We should also take care to ensure justified criticism of Trump does not lead to defeatism, cynicism, self-righteousness or anti-Americanism. European countries have no other option but to continue working with the Trump administration as best they can, whilst seeking to maintain contact with Congress and work with American politicians who take an interest in Europe, as well as with NGOs and think tanks.
We must do everything in our power to ensure that not only is there life after Donald Trump, but that the project of the ‘West’ still exists. It is also important that the EU, when there is disagreement, stands in unity against Britain and America, the former leading powers on each side of the Atlantic.
We need both: more Europe and more democracy on the one hand, and the preservation of transatlantic foundations for the post-Trump era on the other. Democracies must respond to the advance of authoritarian structures and individuals by democratising their security policy, because democracy and peace are inextricably linked.

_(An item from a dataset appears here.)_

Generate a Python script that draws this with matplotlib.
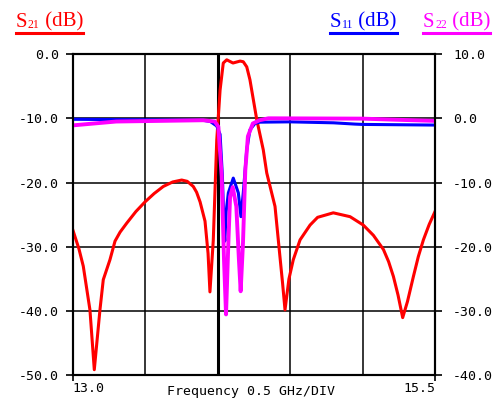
import matplotlib
matplotlib.use("Agg")
import matplotlib.pyplot as plt
from matplotlib.lines import Line2D
from matplotlib.transforms import offset_copy

# S21 (left axis, dB)
s21_freq = [13.000, 13.043, 13.073, 13.119, 13.149, 13.188, 13.211, 13.257, 13.292,
            13.327, 13.373, 13.436, 13.499, 13.562, 13.625, 13.690, 13.752, 13.790,
            13.832, 13.855, 13.879, 13.913, 13.934, 13.947, 13.970, 13.994, 14.017,
            14.039, 14.063, 14.106, 14.155, 14.177, 14.201, 14.223, 14.270, 14.315,
            14.339, 14.396, 14.430, 14.448, 14.465, 14.492, 14.522, 14.569, 14.638,
            14.690, 14.798, 14.914, 15.005, 15.075, 15.144, 15.180, 15.213, 15.245,
            15.277, 15.310, 15.351, 15.385, 15.420, 15.460, 15.500]
s21_db = [-27.3, -30.3, -33.0, -39.8, -49.1, -39.8, -35.1, -32.0, -29.1,
          -27.7, -26.3, -24.5, -23.0, -21.7, -20.6, -19.9, -19.6, -19.8,
          -20.6, -21.5, -23.0, -26.0, -31.0, -37.0, -29.0, -13.4, -5.6,
          -1.4, -0.9, -1.4, -1.1, -1.2, -2.0, -4.0, -10.2, -14.9,
          -18.5, -23.7, -31.5, -35.6, -39.8, -35.0, -32.0, -28.9, -26.6,
          -25.4, -24.7, -25.3, -26.6, -28.2, -30.4, -32.3, -34.6, -37.5,
          -41.0, -38.5, -34.6, -31.5, -28.9, -26.5, -24.5]

# S11 (right axis, dB)
s11_freq = [13.000, 13.300, 13.600, 13.900, 13.950, 13.994, 14.017, 14.033, 14.045,
            14.050, 14.059, 14.074, 14.108, 14.143, 14.161, 14.177, 14.201, 14.223,
            14.258, 14.292, 14.500, 14.800, 14.948, 15.000, 15.250, 15.500]
s11_db = [-0.15, -0.2, -0.25, -0.3, -0.5, -1.2, -2.5, -9.0, -17.8,
          -19.1, -14.5, -11.6, -9.3, -11.6, -15.3, -11.6, -4.9, -1.8,
          -0.8, -0.6, -0.55, -0.7, -0.9, -0.95, -1.0, -1.05]

# S22 (right axis, dB)
s22_freq = [13.000, 13.100, 13.300, 13.600, 13.900, 13.980, 14.005, 14.028, 14.044,
            14.058, 14.074, 14.086, 14.104, 14.129, 14.147, 14.159, 14.175, 14.191,
            14.209, 14.243, 14.289, 14.350, 15.000, 15.200, 15.500]
s22_db = [-1.1, -0.9, -0.5, -0.4, -0.3, -0.5, -1.3, -9.0, -22.0,
          -30.5, -19.4, -12.2, -10.7, -13.7, -22.0, -26.9, -19.4, -8.1,
          -2.8, -0.8, -0.3, 0.0, -0.05, -0.2, -0.4]

x_grid = [13.5, 14.0, 14.5, 15.0]
left_ticks = [0, -10, -20, -30, -40, -50]
right_ticks = [10, 0, -10, -20, -30, -40]

tick_font = dict(family="DejaVu Sans Mono", size=9.5)

fig = plt.figure(figsize=(5, 4.01), dpi=100)
ax = fig.add_axes([0.1454, 0.0636, 0.7246, 0.8017])
ax.set_xlim(13.0, 15.5)
ax.set_ylim(-50, 0)
ax.plot(s21_freq, s21_db, color="#ff0000", lw=2.2, zorder=3)

ax.set_xticks([13.0, 15.5])
ax.set_xticklabels(["13.0", "15.5"], fontdict=tick_font)
ax.get_xticklabels()[0].set_ha("left")
ax.get_xticklabels()[1].set_ha("right")
ax.set_xticks(x_grid, minor=True)
ax.tick_params(axis="x", which="major", length=4, width=1.2, pad=1)
ax.tick_params(axis="x", which="minor", length=0)
ax.set_yticks(left_ticks)
ax.set_yticklabels([f"{v:.1f}" for v in left_ticks], fontdict=tick_font)
ax.tick_params(axis="y", length=5, width=1.2, pad=5)
ax.grid(True, which="both", color="black", lw=1.1)
ax.axvline(14.0, color="black", lw=2.2, zorder=1)
for s in ax.spines.values():
    s.set_linewidth(1.5)

ax2 = ax.twinx()
ax2.set_ylim(-40, 10)
ax2.plot(s11_freq, s11_db, color="#0000ff", lw=2.2)
ax2.plot(s22_freq, s22_db, color="#ff00ff", lw=2.8)
ax2.set_yticks(right_ticks)
ax2.set_yticklabels([f"{v:.1f}" for v in right_ticks], fontdict=tick_font)
ax2.tick_params(axis="y", length=5, width=1.2, pad=8)
for s in ax2.spines.values():
    s.set_linewidth(1.5)

ax.set_xlabel("Frequency 0.5 GHz/DIV", fontdict=tick_font, va="baseline")
ax.xaxis.set_label_coords(0.492, -0.062)

# header labels: S, small subscript, " (dB)", then an underline
heads = [(0.032, "21", "#ff0000"),
         (0.660, "11", "#0000ff"),
         (0.846, "22", "#ff00ff")]
base_y = 0.933
fig.canvas.draw()
renderer = fig.canvas.get_renderer()
H = fig.bbox.height
W = fig.bbox.width
for x, sub, c in heads:
    t1 = fig.text(x, base_y, "S", color=c, family="Liberation Serif",
                  fontsize=15, va="baseline", ha="left")
    bb1 = t1.get_window_extent(renderer)
    t2 = fig.text(bb1.x1 / W + 0.001, base_y - 0.004, sub, color=c,
                  family="Liberation Serif", fontsize=8.5, va="baseline", ha="left")
    bb2 = t2.get_window_extent(renderer)
    t3 = fig.text(bb2.x1 / W, base_y, " (dB)", color=c, family="Liberation Serif",
                  fontsize=15, va="baseline", ha="left")
    bb3 = t3.get_window_extent(renderer)
    y = (H - 33) / H
    fig.add_artist(Line2D([bb1.x0 / W, bb3.x1 / W], [y, y], color=c, lw=2.2,
                          transform=fig.transFigure))

fig.savefig("out.png", dpi=100)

We must observe and enforce rules and standards, and we need credible sanctions against those who break them. We need to expand international (criminal) jurisdiction and to strengthen international organisations and the rights of national parliaments and civil society at home and abroad. If Europe is to overcome the significant challenges facing our world, it must involve the authoritarian superpowers of China and Russia. However, that cannot replace a newly-aligned transatlantic partnership, where Europe and the US stand on an equal footing. Trump is not America and he will not be in power forever. The goal must be to ensure that the next American president does not take office with the western world in ruins.